--- BEGIN ---

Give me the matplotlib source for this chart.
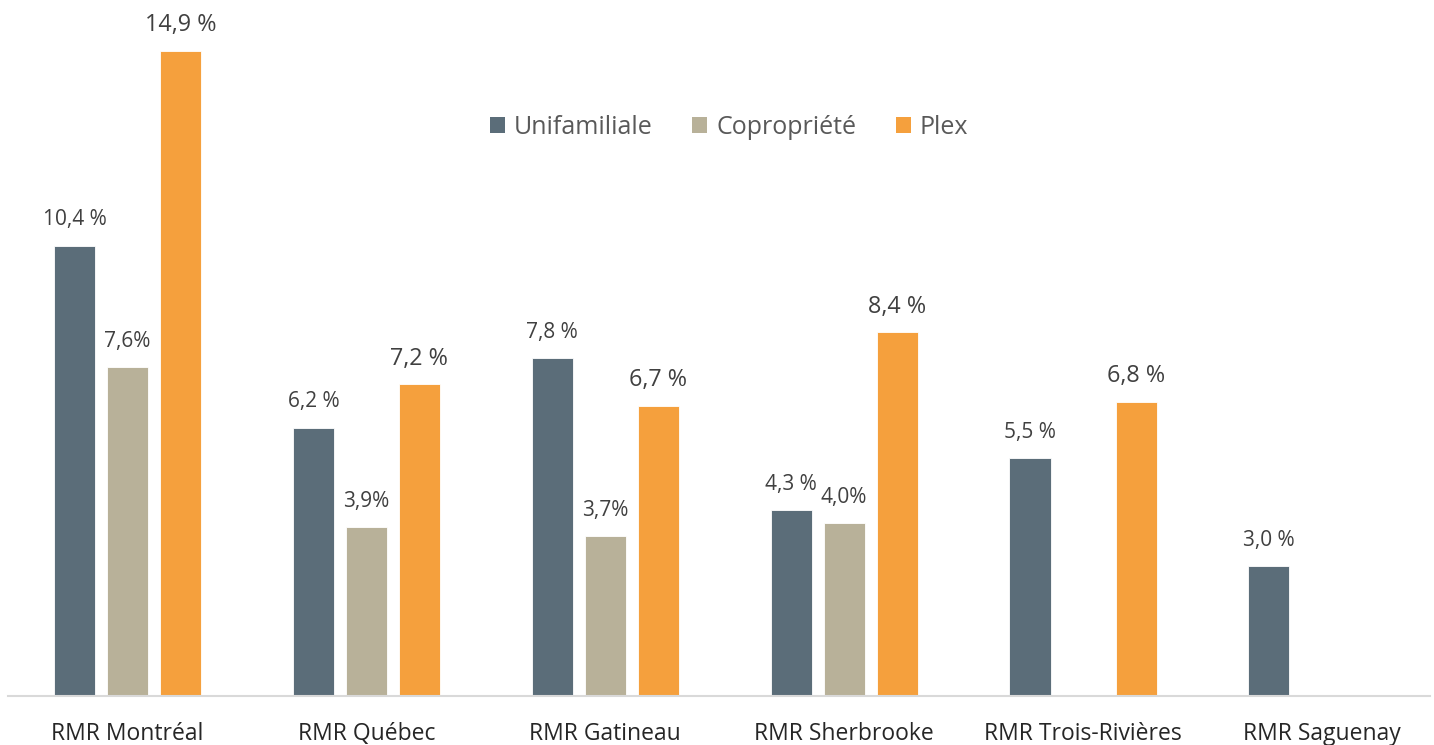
import matplotlib
matplotlib.use("Agg")
import matplotlib.pyplot as plt
import numpy as np
from matplotlib.patches import Patch

categories = ["RMR Montréal", "RMR Québec", "RMR Gatineau", "RMR Sherbrooke",
              "RMR Trois-Rivières", "RMR Saguenay"]
series_names = ["Unifamiliale", "Copropriété", "Plex"]
unifamiliale = [10.4, 6.2, 7.8, 4.3, 5.5, 3.0]
copropriete = [7.6, 3.9, 3.7, 4.0, None, None]
plex = [14.9, 7.2, 6.7, 8.4, 6.8, None]
uni_labels = ["10,4 %", "6,2 %", "7,8 %", "4,3 %", "5,5 %", "3,0 %"]
copro_labels = ["7,6%", "3,9%", "3,7%", "4,0%", None, None]
plex_labels = ["14,9 %", "7,2 %", "6,7 %", "8,4 %", "6,8 %", None]

colors = ["#5B6D79", "#B8B199", "#F5A03D"]
plt.rcParams['font.family'] = ['Open Sans', 'DejaVu Sans']

W, H = 1434, 745
fig = plt.figure(figsize=(W / 100, H / 100), dpi=100)
ax = fig.add_axes([8 / W, (H - 696) / H, 1422 / W, 686 / H])

x = np.arange(len(categories))
catw = 238.9
bw = 0.172
off = 0.222
series = [unifamiliale, copropriete, plex]
labels = [uni_labels, copro_labels, plex_labels]
sizes = [15, 15, 16.8]
for k, (vals, labs) in enumerate(zip(series, labels)):
    for i, (v, lab) in enumerate(zip(vals, labs)):
        if v is None:
            continue
        xi = x[i] + (k - 1) * off
        ax.bar(xi, v, width=bw, color=colors[k], edgecolor='white', linewidth=0.6, zorder=2)
        ax.annotate(lab, (xi, v), xytext=(0, 18.5), textcoords='offset points',
                    ha='center', va='center', fontsize=sizes[k], color='#404040')

ax.set_xlim(-0.5, -0.5 + 1422 / catw)
ax.set_ylim(0, 686 / 43.3)
ax.set_xticks(x)
ax.set_xticklabels(categories, fontsize=16.5, color='#262626')
ax.tick_params(axis='x', length=0, pad=18.5)
ax.set_yticks([])
for s in ['top', 'right', 'left']:
    ax.spines[s].set_visible(False)
ax.spines['bottom'].set_color('#D9D9D9')
ax.spines['bottom'].set_linewidth(1.5)

handles = [Patch(facecolor=c, label=n) for c, n in zip(colors, series_names)]
fig.legend(handles=handles, loc='center', bbox_to_anchor=(729 / W, 1 - 127 / H),
           ncol=3, frameon=False, fontsize=18, labelcolor='#595959',
           handlelength=0.6, handleheight=0.6, handletextpad=0.35, columnspacing=1.6)

fig.savefig("out.png", dpi=100)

--- END ---

## What needs to be done:
Set down again, exactly, the lines of the material above from its first line to the one with "from matplotlib.patches import Patch", inclusive. Leave the pictures out.

## Exercise solution:
Give me the matplotlib source for this chart.
import matplotlib
matplotlib.use("Agg")
import matplotlib.pyplot as plt
import numpy as np
from matplotlib.patches import Patch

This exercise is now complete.